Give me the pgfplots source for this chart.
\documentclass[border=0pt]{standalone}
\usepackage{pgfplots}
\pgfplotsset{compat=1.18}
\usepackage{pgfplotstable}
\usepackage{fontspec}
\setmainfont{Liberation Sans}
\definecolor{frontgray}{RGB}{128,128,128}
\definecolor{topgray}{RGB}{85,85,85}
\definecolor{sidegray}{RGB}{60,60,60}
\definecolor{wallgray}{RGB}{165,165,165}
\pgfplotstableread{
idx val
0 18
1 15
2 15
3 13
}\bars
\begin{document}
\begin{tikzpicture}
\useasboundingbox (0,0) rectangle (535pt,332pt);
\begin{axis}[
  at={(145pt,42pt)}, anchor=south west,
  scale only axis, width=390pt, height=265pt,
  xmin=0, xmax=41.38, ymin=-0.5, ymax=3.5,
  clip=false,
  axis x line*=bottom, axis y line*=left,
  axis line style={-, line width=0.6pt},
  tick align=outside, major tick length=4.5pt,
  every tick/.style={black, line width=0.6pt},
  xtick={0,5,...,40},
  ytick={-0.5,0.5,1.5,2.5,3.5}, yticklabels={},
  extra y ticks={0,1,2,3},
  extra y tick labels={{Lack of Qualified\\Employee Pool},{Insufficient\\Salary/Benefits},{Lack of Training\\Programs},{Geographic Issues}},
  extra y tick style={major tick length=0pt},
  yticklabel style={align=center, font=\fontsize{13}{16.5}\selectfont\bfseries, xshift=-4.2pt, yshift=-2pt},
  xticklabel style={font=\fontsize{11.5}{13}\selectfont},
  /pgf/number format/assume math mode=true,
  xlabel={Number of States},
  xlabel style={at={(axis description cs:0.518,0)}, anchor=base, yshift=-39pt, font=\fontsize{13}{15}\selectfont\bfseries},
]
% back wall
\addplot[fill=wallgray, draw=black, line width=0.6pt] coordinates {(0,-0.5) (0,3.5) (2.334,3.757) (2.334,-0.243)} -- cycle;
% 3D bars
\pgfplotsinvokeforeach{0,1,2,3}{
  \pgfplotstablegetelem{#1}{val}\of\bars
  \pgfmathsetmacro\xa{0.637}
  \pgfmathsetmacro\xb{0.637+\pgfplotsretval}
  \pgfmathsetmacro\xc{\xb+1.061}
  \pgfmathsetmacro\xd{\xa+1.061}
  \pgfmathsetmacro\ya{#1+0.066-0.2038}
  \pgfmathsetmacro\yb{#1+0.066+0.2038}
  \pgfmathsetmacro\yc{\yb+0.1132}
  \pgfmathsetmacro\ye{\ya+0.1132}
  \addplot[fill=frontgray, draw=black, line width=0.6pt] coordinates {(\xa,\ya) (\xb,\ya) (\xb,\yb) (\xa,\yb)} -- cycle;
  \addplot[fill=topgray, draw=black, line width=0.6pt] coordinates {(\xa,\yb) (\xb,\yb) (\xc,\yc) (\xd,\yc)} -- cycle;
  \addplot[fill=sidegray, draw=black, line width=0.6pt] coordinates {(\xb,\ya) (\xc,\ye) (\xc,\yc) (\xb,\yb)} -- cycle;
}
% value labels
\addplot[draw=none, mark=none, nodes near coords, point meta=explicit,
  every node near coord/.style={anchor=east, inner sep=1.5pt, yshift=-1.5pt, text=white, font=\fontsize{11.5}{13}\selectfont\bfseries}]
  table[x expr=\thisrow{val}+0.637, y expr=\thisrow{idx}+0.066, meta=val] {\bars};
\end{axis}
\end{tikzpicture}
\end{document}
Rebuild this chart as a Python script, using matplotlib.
==
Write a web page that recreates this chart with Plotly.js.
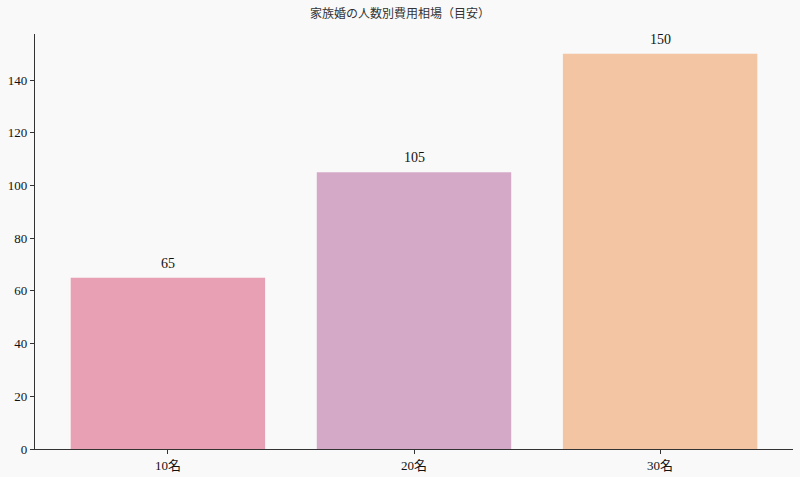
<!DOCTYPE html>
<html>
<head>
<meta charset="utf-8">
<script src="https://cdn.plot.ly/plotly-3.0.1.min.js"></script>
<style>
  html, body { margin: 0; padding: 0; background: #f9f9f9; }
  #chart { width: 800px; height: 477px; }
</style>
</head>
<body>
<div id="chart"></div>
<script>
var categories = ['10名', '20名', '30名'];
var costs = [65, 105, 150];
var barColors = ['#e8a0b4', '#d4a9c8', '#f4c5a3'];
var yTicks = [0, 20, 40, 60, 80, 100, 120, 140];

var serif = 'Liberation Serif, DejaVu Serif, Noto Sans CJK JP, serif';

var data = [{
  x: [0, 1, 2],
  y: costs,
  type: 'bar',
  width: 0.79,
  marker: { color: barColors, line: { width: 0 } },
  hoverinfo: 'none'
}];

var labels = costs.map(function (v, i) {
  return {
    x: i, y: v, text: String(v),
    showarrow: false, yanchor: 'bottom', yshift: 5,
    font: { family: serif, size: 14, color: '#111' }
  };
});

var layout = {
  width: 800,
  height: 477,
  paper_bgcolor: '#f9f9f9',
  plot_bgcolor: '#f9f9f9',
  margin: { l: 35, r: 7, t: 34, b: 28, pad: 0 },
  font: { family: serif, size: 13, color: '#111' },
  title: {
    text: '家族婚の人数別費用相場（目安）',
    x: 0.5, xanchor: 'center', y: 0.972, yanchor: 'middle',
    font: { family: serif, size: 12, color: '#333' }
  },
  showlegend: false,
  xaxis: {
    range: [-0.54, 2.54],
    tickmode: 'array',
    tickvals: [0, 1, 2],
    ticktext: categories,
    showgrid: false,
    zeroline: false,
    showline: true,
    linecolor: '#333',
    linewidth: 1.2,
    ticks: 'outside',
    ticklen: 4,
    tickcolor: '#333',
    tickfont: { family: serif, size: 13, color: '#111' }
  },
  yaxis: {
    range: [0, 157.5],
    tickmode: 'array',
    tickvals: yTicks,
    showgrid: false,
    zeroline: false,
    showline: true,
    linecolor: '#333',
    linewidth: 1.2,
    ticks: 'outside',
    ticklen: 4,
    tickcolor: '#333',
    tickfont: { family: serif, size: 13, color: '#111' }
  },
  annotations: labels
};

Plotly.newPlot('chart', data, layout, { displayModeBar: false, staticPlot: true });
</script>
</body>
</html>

Problem details | Any pictures should be left out. Reproduce every line from the one holding "Write a web" down to the one holding "var yTicks = [0, 20, 40, 60, 80, 100, 120, 140];", both of those lines included.

Output for this task |
Write a web page that recreates this chart with Plotly.js.
<!DOCTYPE html>
<html>
<head>
<meta charset="utf-8">
<script src="https://cdn.plot.ly/plotly-3.0.1.min.js"></script>
<style>
  html, body { margin: 0; padding: 0; background: #f9f9f9; }
  #chart { width: 800px; height: 477px; }
</style>
</head>
<body>
<div id="chart"></div>
<script>
var categories = ['10名', '20名', '30名'];
var costs = [65, 105, 150];
var barColors = ['#e8a0b4', '#d4a9c8', '#f4c5a3'];
var yTicks = [0, 20, 40, 60, 80, 100, 120, 140];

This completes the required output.